Vymazal’s beliefs are backed by public polling which show 68% of citizens supportive of the medical use of psychedelics.
“Similarly, medical cannabis has been legal here since 2013, so the legalisation of medical psilocybin was framed by its supporters as simply an extension of an already existing approach: ‘It’ll work just like medical cannabis—there’s nothing to fear.’ That argument proved persuasive, especially when the bill was introduced by one of the most respected members of the Czech parliament.”
“The new law consists of the creation of a legal category for psilocybin for therapeutic use, allowing this substance to be administered primarily to patients suffering from depression and other defined mental health difficulties – anxiety, trauma etc. – by a qualified professional,” said Dleštíková, who took part in several government discussions on drug policy between 2022-24.
“We can say that Czechia is partially following the Australian model: the proposal aims to allow the administration of psilocybin as part of psychedelic-assisted therapy under very strict conditions. These include specific requirements regarding the healthcare facility, the medical professional’s expertise, and defined diagnoses.”
However, taking shrooms outside this therapeutic context – e.g. watching fairies prance around the forest – is still forbidden, Dleštíková added.
No Czech cannabis dispensaries… yet
The new reforms fall short of the original plan to create a commercial weed market like in Thailand or the United States, or even the more cautious members’ clubs system in Germany and Malta. According to Tom Vymazal, the reason was politics.
“There was an incident where someone in the lower house of parliament left a bag of cocaine in the toilet, the parliament security found it and the information somehow got to the media,” Vymazal explained.
“So Jindřich Vobořil [the former Czech drug czar] decided to comment on it saying that cocaine was always used in the lower house and that we should also legalise it.”
This comment led to Vobořil’s resignation, leaving the Czech drug czar position empty for now.
The incoming bill does mean that, in practice, those smoking recreationally and not growing their own will still have to continue using illegal sellers, or contend with various alternative cannabinoids such as HHC (hexahydrocannabinol), often sold in head shops – although it may soon be banned.
“For cannabis consumers, the new law finally means they can grow a small amount at home and consume it without fear.
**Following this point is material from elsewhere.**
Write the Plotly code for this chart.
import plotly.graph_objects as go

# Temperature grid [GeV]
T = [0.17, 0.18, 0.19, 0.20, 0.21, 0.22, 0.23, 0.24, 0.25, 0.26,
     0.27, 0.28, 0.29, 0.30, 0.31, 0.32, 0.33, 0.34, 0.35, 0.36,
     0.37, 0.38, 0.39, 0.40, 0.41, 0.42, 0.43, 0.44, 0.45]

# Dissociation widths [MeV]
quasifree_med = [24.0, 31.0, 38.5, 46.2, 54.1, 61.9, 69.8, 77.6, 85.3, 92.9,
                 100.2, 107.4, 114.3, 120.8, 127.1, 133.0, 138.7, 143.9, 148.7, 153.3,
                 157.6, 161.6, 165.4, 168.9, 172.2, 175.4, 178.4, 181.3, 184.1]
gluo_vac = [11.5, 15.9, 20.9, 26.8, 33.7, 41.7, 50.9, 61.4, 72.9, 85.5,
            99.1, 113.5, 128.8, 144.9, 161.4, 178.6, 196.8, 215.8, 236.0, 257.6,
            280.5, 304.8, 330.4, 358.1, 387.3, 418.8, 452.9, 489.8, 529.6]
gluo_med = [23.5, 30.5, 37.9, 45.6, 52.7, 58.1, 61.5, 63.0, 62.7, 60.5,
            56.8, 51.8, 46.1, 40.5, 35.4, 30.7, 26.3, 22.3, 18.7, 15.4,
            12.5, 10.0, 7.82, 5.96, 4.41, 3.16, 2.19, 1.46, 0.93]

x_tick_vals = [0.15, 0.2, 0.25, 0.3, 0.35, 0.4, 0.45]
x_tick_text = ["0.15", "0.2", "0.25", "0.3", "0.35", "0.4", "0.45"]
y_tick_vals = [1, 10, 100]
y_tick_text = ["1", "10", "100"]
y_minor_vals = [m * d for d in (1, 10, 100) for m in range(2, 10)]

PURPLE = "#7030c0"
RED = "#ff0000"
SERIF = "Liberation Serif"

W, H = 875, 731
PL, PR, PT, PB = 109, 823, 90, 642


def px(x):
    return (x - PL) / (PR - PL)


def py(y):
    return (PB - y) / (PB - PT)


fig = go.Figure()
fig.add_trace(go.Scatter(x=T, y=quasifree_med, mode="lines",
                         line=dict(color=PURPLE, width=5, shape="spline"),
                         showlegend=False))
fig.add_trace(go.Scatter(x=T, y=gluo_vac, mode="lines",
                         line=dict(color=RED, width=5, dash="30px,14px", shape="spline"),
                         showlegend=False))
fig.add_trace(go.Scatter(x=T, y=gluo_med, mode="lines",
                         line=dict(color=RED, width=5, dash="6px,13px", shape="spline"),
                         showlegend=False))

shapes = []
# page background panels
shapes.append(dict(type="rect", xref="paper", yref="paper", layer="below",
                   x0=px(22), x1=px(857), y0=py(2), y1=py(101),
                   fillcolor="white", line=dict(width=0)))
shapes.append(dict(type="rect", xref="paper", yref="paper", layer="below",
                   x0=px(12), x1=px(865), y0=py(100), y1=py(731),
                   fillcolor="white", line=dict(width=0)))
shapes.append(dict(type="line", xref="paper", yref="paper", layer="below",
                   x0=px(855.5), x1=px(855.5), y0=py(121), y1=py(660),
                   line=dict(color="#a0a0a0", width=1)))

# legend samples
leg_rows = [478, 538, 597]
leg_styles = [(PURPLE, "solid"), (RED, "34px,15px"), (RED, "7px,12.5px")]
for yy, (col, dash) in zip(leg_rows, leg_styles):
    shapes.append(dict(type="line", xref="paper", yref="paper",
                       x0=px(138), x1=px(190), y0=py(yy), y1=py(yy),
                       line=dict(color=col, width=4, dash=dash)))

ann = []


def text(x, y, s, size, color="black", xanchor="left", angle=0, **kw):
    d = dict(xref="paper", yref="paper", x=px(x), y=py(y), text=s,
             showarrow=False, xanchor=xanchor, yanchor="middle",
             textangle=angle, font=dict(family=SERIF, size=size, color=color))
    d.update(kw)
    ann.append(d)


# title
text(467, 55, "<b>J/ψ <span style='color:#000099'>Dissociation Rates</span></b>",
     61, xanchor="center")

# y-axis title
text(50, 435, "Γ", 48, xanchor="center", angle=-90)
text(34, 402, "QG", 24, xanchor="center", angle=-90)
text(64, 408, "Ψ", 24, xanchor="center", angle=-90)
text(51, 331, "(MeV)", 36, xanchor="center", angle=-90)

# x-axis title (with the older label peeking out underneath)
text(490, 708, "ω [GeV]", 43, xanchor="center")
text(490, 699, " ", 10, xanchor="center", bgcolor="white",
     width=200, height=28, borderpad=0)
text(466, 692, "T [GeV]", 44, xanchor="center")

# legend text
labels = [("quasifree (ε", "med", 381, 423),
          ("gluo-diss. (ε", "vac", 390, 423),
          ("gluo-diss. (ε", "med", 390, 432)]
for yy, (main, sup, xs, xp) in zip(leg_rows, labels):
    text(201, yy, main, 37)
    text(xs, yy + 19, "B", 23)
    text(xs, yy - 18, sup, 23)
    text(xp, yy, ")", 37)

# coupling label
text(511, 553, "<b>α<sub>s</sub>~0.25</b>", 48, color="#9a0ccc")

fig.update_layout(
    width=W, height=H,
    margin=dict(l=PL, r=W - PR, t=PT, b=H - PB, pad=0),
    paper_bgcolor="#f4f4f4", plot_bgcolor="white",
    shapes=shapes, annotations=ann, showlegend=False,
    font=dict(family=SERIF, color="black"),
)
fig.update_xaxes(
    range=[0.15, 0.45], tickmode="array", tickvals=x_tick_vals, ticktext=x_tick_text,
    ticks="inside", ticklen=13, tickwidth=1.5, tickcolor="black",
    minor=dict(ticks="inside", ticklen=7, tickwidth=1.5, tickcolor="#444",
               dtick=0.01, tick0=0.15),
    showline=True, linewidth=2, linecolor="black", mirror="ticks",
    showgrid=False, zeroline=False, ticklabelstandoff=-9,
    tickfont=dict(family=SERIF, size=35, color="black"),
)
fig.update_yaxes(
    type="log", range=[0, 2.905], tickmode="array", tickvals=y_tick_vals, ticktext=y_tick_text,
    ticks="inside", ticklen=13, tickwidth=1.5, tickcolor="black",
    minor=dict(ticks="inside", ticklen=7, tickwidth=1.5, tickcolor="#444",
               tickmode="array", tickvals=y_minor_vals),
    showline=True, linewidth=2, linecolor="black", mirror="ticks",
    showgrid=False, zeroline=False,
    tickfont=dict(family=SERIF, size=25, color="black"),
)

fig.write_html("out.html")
That sense of basic safety—being able to cultivate and use cannabis for personal needs without risking criminal charges—is probably the biggest change,” Vymazal commented.
“At the same time, the home possession limits are relatively generous—twice as high as in neighbouring Germany—which offers consumers more legal breathing room.”
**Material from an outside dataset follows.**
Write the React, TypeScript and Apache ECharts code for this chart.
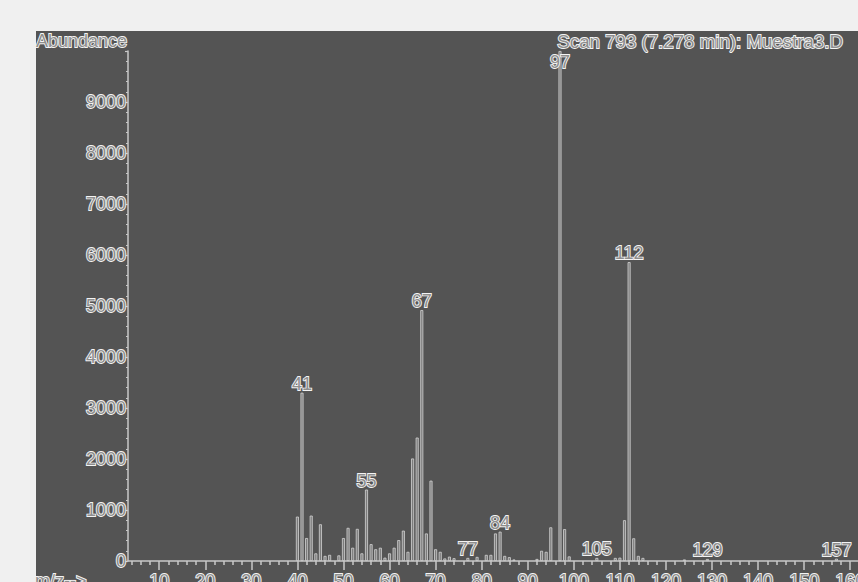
import React, { useEffect, useRef } from "react";
import * as echarts from "echarts";

// m/z values and their abundances
const masses = [
  40, 41, 42, 43, 44, 45, 46, 47, 49, 50, 51, 52, 53, 54, 55, 56, 57, 58, 59, 60,
  61, 62, 63, 64, 65, 66, 67, 68, 69, 70, 71, 72, 73, 74, 77, 79, 81, 82, 83, 84,
  85, 86, 87, 92, 93, 94, 95, 97, 98, 99, 105, 109, 110, 111, 112, 113, 114, 115,
  124, 129, 157,
];
const abundances = [
  870, 3300, 450, 890, 150, 720, 100, 120, 110, 450, 650, 260, 630, 150, 1400, 330, 230, 260, 65, 150,
  260, 410, 595, 180, 2010, 2420, 4920, 540, 1575, 230, 180, 50, 85, 55, 60, 80, 120, 120, 540, 575,
  100, 75, 30, 40, 200, 180, 660, 10000, 625, 90, 60, 60, 65, 800, 5860, 445, 100, 60,
  30, 40, 45,
];
const labeledMasses = [41, 55, 67, 77, 84, 97, 105, 112, 129, 157];
const xMajorTicks = [10, 20, 30, 40, 50, 60, 70, 80, 90, 100, 110, 120, 130, 140, 150, 160];
const xMinorTicks = [
  4, 6, 8, 12, 14, 16, 18, 22, 24, 26, 28, 32, 34, 36, 38, 42, 44, 46, 48, 52, 54, 56, 58,
  62, 64, 66, 68, 72, 74, 76, 78, 82, 84, 86, 88, 92, 94, 96, 98, 102, 104, 106, 108,
  112, 114, 116, 118, 122, 124, 126, 128, 132, 134, 136, 138, 142, 144, 146, 148,
  152, 154, 156, 158, 162, 164,
];
const titleText = "Scan 793 (7.278 min): Muestra3.D";
const yAxisTitle = "Abundance";
const xAxisTitle = "m/z-->";

const X_MIN = 3.23;
const X_MAX = 165;
const Y_MAX = 10000;

const FONT = "Liberation Sans, Arial, sans-serif";
const FILL = "#8e8e8e";
const STROKE = "#f4f4f4";
const textStyle = {
  color: FILL,
  textBorderColor: STROKE,
  textBorderWidth: 1.8,
  fontFamily: FONT,
  fontSize: 18,
};

export default function App() {
  const ref = useRef<HTMLDivElement>(null);

  useEffect(() => {
    if (!ref.current) return;
    const chart = echarts.init(ref.current, undefined, { renderer: "svg" });

    const data = masses.map((m, i) => {
      const labeled = labeledMasses.includes(m);
      const item: any = { value: [m, abundances[i]] };
      if (labeled) {
        const atTop = abundances[i] >= Y_MAX;
        item.label = {
          show: true,
          position: atTop ? "insideTop" : "top",
          distance: atTop ? 2 : 0,
          formatter: String(m),
          ...textStyle,
        };
      }
      return item;
    });

    const pxPerUnit = 4.607;
    const gridWidth = (X_MAX - X_MIN) * pxPerUnit;

    const gText = (text: string, x: number, y: number, align: string, va: string, size = 18) => ({
      type: "text",
      z: 100,
      x,
      y,
      style: {
        text,
        fill: FILL,
        stroke: STROKE,
        lineWidth: 1.8,
        fontFamily: FONT,
        fontSize: size,
        verticalAlign: va,
        align,
      },
    });

    chart.setOption({
      animation: false,
      backgroundColor: "#f0f0f0",
      graphic: [
        {
          type: "rect",
          z: -100,
          shape: { x: 36, y: 31, width: 900, height: 600 },
          style: { fill: "#545454" },
        },
        gText(yAxisTitle, 36, 41, "left", "middle"),
        gText(titleText, 843, 41, "right", "middle", 18.7),
        gText(xAxisTitle, 35, 572, "left", "top"),
      ],
      grid: {
        left: 128,
        top: 51,
        bottom: 21,
        width: gridWidth,
        containLabel: false,
        outerBoundsMode: "none",
      },
      xAxis: [
        {
          type: "value",
          min: X_MIN,
          max: X_MAX,
          splitLine: { show: false },
          axisLine: { show: true, lineStyle: { color: "#c8c8c8", width: 1.5 } },
          axisTick: {
            show: true,
            customValues: xMajorTicks,
            length: 9,
            lineStyle: { color: "#c8c8c8", width: 1.5 },
          },
          axisLabel: {
            customValues: xMajorTicks,
            margin: 11,
            hideOverlap: false,
            ...textStyle,
          },
        },
        {
          type: "value",
          min: X_MIN,
          max: X_MAX,
          position: "bottom",
          splitLine: { show: false },
          axisLine: { show: false },
          axisTick: {
            show: true,
            customValues: xMinorTicks,
            length: 4,
            lineStyle: { color: "#c8c8c8", width: 1.5 },
          },
          axisLabel: { show: false },
        },
      ],
      yAxis: {
        type: "value",
        min: 0,
        max: Y_MAX,
        interval: 1000,
        splitLine: { show: false },
        axisLine: { show: true, lineStyle: { color: "#c8c8c8", width: 1.5 } },
        axisTick: { show: true, length: 3, lineStyle: { color: "#c8c8c8", width: 1.2 } },
        minorTick: { show: true, splitNumber: 5, length: 2, lineStyle: { color: "#c8c8c8", width: 1.2 } },
        axisLabel: {
          showMaxLabel: false,
          margin: 2,
          formatter: (v: number) => String(v),
          ...textStyle,
        },
      },
      series: [
        {
          type: "bar",
          xAxisIndex: 0,
          barWidth: 3,
          itemStyle: { color: "#7c7c7c", borderColor: "#d4d4d4", borderWidth: 0.8 },
          data,
        },
      ],
    });

    return () => chart.dispose();
  }, []);

  return (
    <div
      ref={ref}
      style={{ position: "fixed", left: 0, top: 0, width: 858, height: 582 }}
    />
  );
}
There are still improvements to be made. The law on “spreading toxicomania” used to prosecute Robert Veverka, editor of Legalizace (Czechia’s equivalent to High Times magazine), remains in place. Prohibition will not be overturned in a day, but the stage seems to be set for further reforms on the horizon. However, years of campaigning and lobbying finally seem to finally be paying off.
“We’ve been working on this for a long time, often aiming higher than what seemed politically possible,” stated Vymazal.
“And while we don’t always reach our most ambitious goals, we at least tend to achieve something—whereas in other countries, bold reforms sometimes stall completely… So we can really be very, very happy that we achieved at least something given the circumstances.”
Perhaps it’s not for nothing that Czechia’s dialling code is +420.